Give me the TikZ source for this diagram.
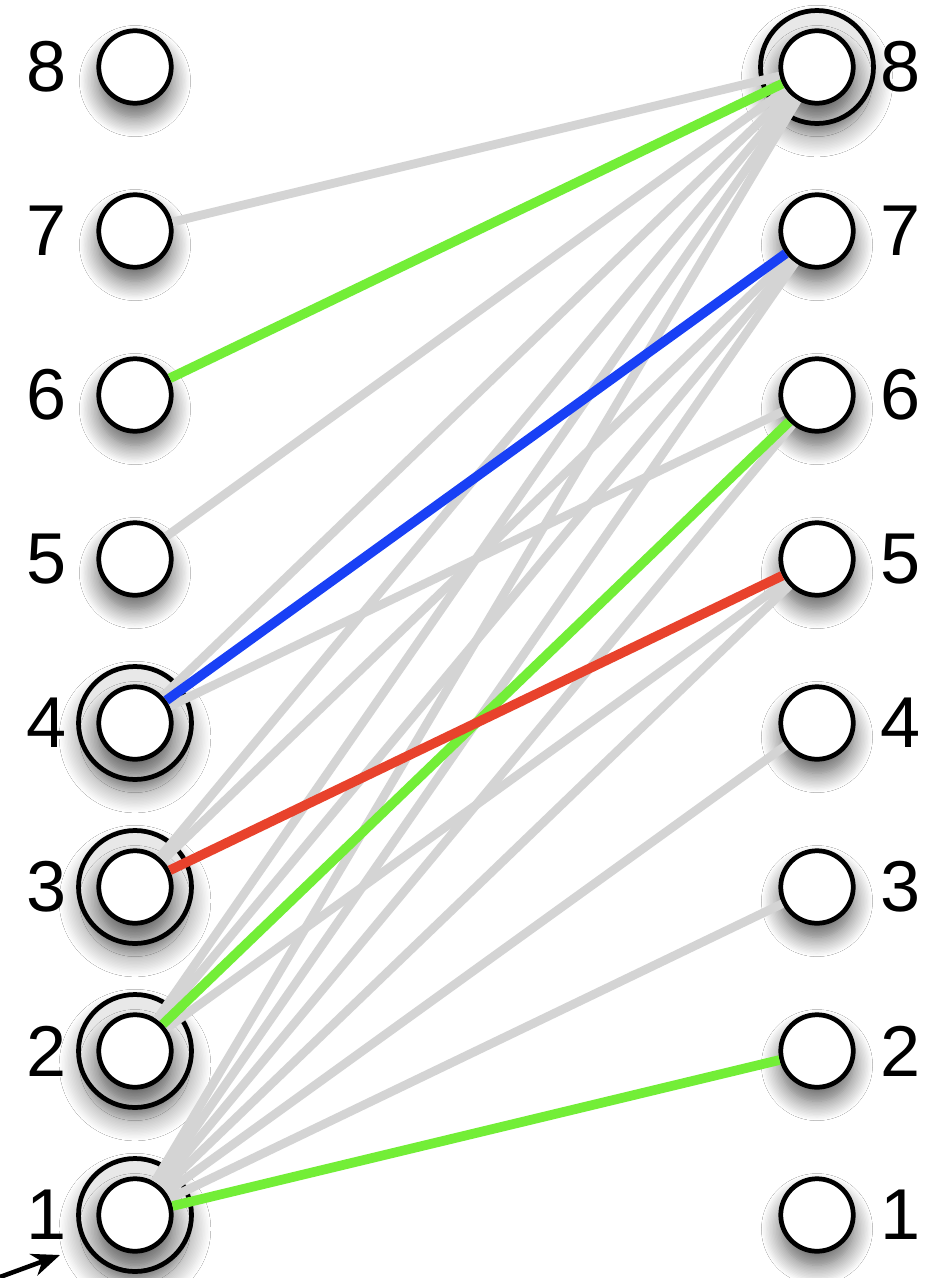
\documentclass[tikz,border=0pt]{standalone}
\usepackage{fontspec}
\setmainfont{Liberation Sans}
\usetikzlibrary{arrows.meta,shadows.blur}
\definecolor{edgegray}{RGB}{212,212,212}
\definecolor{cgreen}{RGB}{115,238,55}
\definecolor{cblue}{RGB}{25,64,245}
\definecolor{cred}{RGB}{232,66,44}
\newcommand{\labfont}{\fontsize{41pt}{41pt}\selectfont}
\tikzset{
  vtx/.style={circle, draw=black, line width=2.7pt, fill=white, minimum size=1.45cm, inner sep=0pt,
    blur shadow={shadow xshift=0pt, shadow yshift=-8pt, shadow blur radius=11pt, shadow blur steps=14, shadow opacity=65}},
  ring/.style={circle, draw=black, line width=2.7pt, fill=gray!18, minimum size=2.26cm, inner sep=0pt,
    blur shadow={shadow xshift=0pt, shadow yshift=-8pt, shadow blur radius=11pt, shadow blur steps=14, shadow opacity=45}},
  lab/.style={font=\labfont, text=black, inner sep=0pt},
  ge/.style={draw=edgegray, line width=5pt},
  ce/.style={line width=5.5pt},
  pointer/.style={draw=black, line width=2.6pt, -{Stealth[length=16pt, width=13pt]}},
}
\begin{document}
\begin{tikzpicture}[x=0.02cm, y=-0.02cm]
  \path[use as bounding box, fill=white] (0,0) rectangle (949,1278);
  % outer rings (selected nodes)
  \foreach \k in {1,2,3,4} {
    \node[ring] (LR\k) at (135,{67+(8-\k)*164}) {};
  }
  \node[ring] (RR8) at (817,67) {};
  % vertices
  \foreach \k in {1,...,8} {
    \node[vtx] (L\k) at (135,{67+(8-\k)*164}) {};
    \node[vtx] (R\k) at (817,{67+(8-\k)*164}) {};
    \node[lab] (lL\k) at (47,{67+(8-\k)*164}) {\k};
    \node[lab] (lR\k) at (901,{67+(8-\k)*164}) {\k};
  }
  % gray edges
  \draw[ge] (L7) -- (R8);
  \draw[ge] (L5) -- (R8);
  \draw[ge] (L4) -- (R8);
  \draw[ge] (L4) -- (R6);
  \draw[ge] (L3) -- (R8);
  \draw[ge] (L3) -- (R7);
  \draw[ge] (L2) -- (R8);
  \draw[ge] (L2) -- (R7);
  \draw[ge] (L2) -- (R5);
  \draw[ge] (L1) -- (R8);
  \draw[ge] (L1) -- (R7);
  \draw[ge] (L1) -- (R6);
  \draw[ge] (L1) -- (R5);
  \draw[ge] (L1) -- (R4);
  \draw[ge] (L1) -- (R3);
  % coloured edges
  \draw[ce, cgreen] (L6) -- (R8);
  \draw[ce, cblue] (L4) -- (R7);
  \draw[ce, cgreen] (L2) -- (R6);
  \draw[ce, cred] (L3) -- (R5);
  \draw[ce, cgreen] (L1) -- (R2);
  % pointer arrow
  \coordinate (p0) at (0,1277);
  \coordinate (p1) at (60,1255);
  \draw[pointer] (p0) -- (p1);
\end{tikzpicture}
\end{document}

----------------------------------------

TASK OBJECTIVE: Without the pictures, write out all of the material exactly.

ANSWER TO THIS PROBLEM:
Give me the TikZ source for this diagram.
\documentclass[tikz,border=0pt]{standalone}
\usepackage{fontspec}
\setmainfont{Liberation Sans}
\usetikzlibrary{arrows.meta,shadows.blur}
\definecolor{edgegray}{RGB}{212,212,212}
\definecolor{cgreen}{RGB}{115,238,55}
\definecolor{cblue}{RGB}{25,64,245}
\definecolor{cred}{RGB}{232,66,44}
\newcommand{\labfont}{\fontsize{41pt}{41pt}\selectfont}
\tikzset{
  vtx/.style={circle, draw=black, line width=2.7pt, fill=white, minimum size=1.45cm, inner sep=0pt,
    blur shadow={shadow xshift=0pt, shadow yshift=-8pt, shadow blur radius=11pt, shadow blur steps=14, shadow opacity=65}},
  ring/.style={circle, draw=black, line width=2.7pt, fill=gray!18, minimum size=2.26cm, inner sep=0pt,
    blur shadow={shadow xshift=0pt, shadow yshift=-8pt, shadow blur radius=11pt, shadow blur steps=14, shadow opacity=45}},
  lab/.style={font=\labfont, text=black, inner sep=0pt},
  ge/.style={draw=edgegray, line width=5pt},
  ce/.style={line width=5.5pt},
  pointer/.style={draw=black, line width=2.6pt, -{Stealth[length=16pt, width=13pt]}},
}
\begin{document}
\begin{tikzpicture}[x=0.02cm, y=-0.02cm]
  \path[use as bounding box, fill=white] (0,0) rectangle (949,1278);
  % outer rings (selected nodes)
  \foreach \k in {1,2,3,4} {
    \node[ring] (LR\k) at (135,{67+(8-\k)*164}) {};
  }
  \node[ring] (RR8) at (817,67) {};
  % vertices
  \foreach \k in {1,...,8} {
    \node[vtx] (L\k) at (135,{67+(8-\k)*164}) {};
    \node[vtx] (R\k) at (817,{67+(8-\k)*164}) {};
    \node[lab] (lL\k) at (47,{67+(8-\k)*164}) {\k};
    \node[lab] (lR\k) at (901,{67+(8-\k)*164}) {\k};
  }
  % gray edges
  \draw[ge] (L7) -- (R8);
  \draw[ge] (L5) -- (R8);
  \draw[ge] (L4) -- (R8);
  \draw[ge] (L4) -- (R6);
  \draw[ge] (L3) -- (R8);
  \draw[ge] (L3) -- (R7);
  \draw[ge] (L2) -- (R8);
  \draw[ge] (L2) -- (R7);
  \draw[ge] (L2) -- (R5);
  \draw[ge] (L1) -- (R8);
  \draw[ge] (L1) -- (R7);
  \draw[ge] (L1) -- (R6);
  \draw[ge] (L1) -- (R5);
  \draw[ge] (L1) -- (R4);
  \draw[ge] (L1) -- (R3);
  % coloured edges
  \draw[ce, cgreen] (L6) -- (R8);
  \draw[ce, cblue] (L4) -- (R7);
  \draw[ce, cgreen] (L2) -- (R6);
  \draw[ce, cred] (L3) -- (R5);
  \draw[ce, cgreen] (L1) -- (R2);
  % pointer arrow
  \coordinate (p0) at (0,1277);
  \coordinate (p1) at (60,1255);
  \draw[pointer] (p0) -- (p1);
\end{tikzpicture}
\end{document}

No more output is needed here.